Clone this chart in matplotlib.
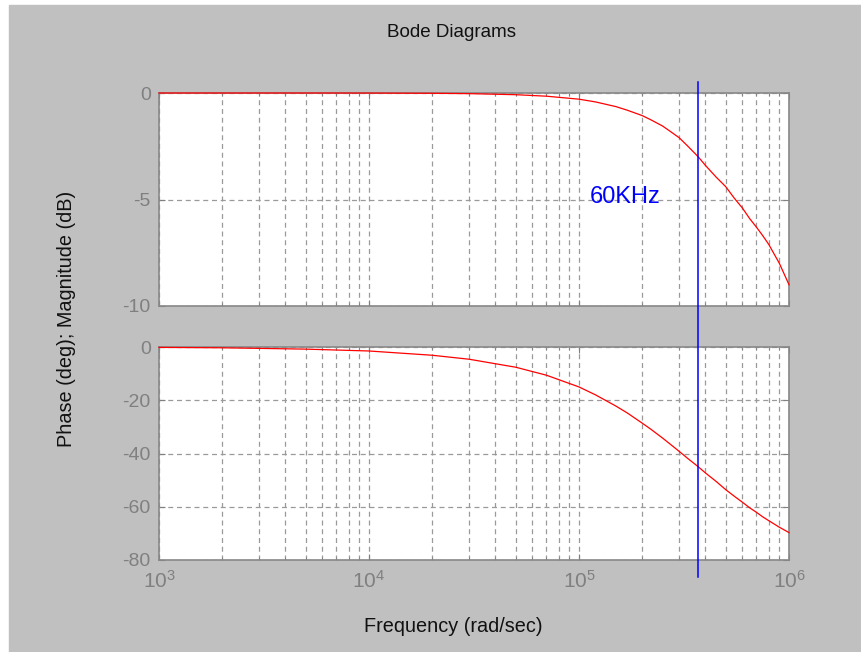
import numpy as np
import matplotlib
matplotlib.use('Agg')
import matplotlib.pyplot as plt
from matplotlib.patches import Rectangle
from matplotlib.lines import Line2D
from matplotlib.transforms import blended_transform_factory

# values
freq = [1e3, 2e3, 5e3, 1e4, 2e4, 3e4, 5e4, 7e4, 1e5, 1.2e5, 1.5e5, 1.7e5,
        2e5, 2.2e5, 2.5e5, 2.7e5, 3e5, 3.3e5, 3.7e5, 4e5, 4.5e5, 5e5, 5.5e5,
        6e5, 6.5e5, 7e5, 7.5e5, 8e5, 9e5, 1e6]
mag_db = [0.0, 0.0, 0.0, -0.003, -0.013, -0.03, -0.08, -0.15, -0.29, -0.42,
          -0.64, -0.81, -1.06, -1.26, -1.55, -1.78, -2.1, -2.5, -3.0, -3.4,
          -3.95, -4.4, -4.95, -5.4, -5.9, -6.3, -6.7, -7.1, -8.0, -9.0]
phase_deg = [-0.15, -0.3, -0.8, -1.5, -3.1, -4.6, -7.6, -10.6, -15.0, -18.0,
             -22.2, -24.8, -28.6, -30.9, -34.2, -36.3, -39.2, -41.9, -45.0, -47.3,
             -50.5, -53.6, -56.1, -58.3, -60.4, -62.1, -63.8, -65.2, -67.7, -69.7]
cutoff_freq = 3.67e5
cutoff_label = '60KHz'

mag_ticks = [-10, -5, 0]
phase_ticks = [-80, -60, -40, -20, 0]

bg_grey = '#c0c0c0'
tick_grey = '#808080'
grid_grey = '#9a9a9a'
font = 'Liberation Sans'


def style_axes(ax):
    ax.set_facecolor('white')
    ax.set_xscale('log')
    ax.set_xlim(1e3, 1e6)
    for sp in ax.spines.values():
        sp.set_color('#888888')
        sp.set_linewidth(1.2)
    ax.tick_params(axis='both', which='both', direction='in', colors=tick_grey,
                   labelsize=14, top=True, right=True, pad=6)
    ax.tick_params(axis='both', which='major', length=4)
    ax.tick_params(axis='both', which='minor', length=2)
    ax.grid(True, which='major', axis='both', color=grid_grey,
            linestyle=(0, (4, 3)), linewidth=0.9)
    ax.grid(True, which='minor', axis='x', color=grid_grey,
            linestyle=(0, (4, 3)), linewidth=0.9)
    ax.set_axisbelow(True)


def plot_bode(output_path='out.png'):
    plt.rcParams['font.family'] = [font, 'DejaVu Sans']
    fig = plt.figure(figsize=(8.62, 6.52), dpi=100)
    fig.patch.set_facecolor('white')
    # grey window area, small white margin on top and left
    fig.add_artist(Rectangle((9 / 862., 0), 1 - 9 / 862., 1 - 5 / 652.,
                             transform=fig.transFigure, color=bg_grey, zorder=-10))

    left, width, height = 159 / 862., 630 / 862., 213 / 652.
    ax1 = fig.add_axes([left, 1 - 306 / 652., width, height])
    ax2 = fig.add_axes([left, 1 - 560 / 652., width, height])

    for ax in (ax1, ax2):
        style_axes(ax)

    ax1.plot(freq, mag_db, color='#ff0000', linewidth=0.9, clip_on=False, zorder=3)
    ax1.set_ylim(-10, 0)
    ax1.set_yticks(mag_ticks)
    ax1.set_yticklabels([str(t) for t in mag_ticks])
    ax1.tick_params(axis='x', which='both', labelbottom=False)

    ax2.plot(freq, phase_deg, color='#ff0000', linewidth=0.9, clip_on=False, zorder=3)
    ax2.set_ylim(-80, 0)
    ax2.set_yticks(phase_ticks)
    ax2.set_yticklabels([str(t) for t in phase_ticks])
    ax2.tick_params(axis='x', which='major', labelsize=15, pad=7)

    # cutoff marker goes through both panels and a bit past them,
    # put it on the figure so neither axes covers it
    trans = blended_transform_factory(ax1.transData, fig.transFigure)
    marker = Line2D([cutoff_freq, cutoff_freq], [1 - 577 / 652., 1 - 82 / 652.],
                    transform=trans, color='#0000ff', linewidth=1.1, zorder=5)
    fig.add_artist(marker)
    ax1.text(1.13e5, -5.15, cutoff_label, color='#0000ff', fontsize=17,
             ha='left', va='baseline')

    fig.text(452 / 862., 1 - 37 / 652., 'Bode Diagrams', ha='center',
             va='baseline', fontsize=13.5, color='#111111')
    fig.text(453 / 862., 1 - 632 / 652., 'Frequency (rad/sec)', ha='center',
             va='baseline', fontsize=14.3, color='#111111')
    fig.text(67 / 862., 1 - 319 / 652., 'Phase (deg); Magnitude (dB)', ha='center',
             va='center', rotation=90, fontsize=14.3, color='#111111')

    fig.savefig(output_path, dpi=100, facecolor=fig.get_facecolor())
    plt.close(fig)


if __name__ == '__main__':
    plot_bode()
-=-=-
= Challenge =
Repeat only the lines from the beginning of the material through the line containing "from matplotlib.transforms import", both ends kept, leaving pictures out.

= Output for this task =
Clone this chart in matplotlib.
import numpy as np
import matplotlib
matplotlib.use('Agg')
import matplotlib.pyplot as plt
from matplotlib.patches import Rectangle
from matplotlib.lines import Line2D
from matplotlib.transforms import blended_transform_factory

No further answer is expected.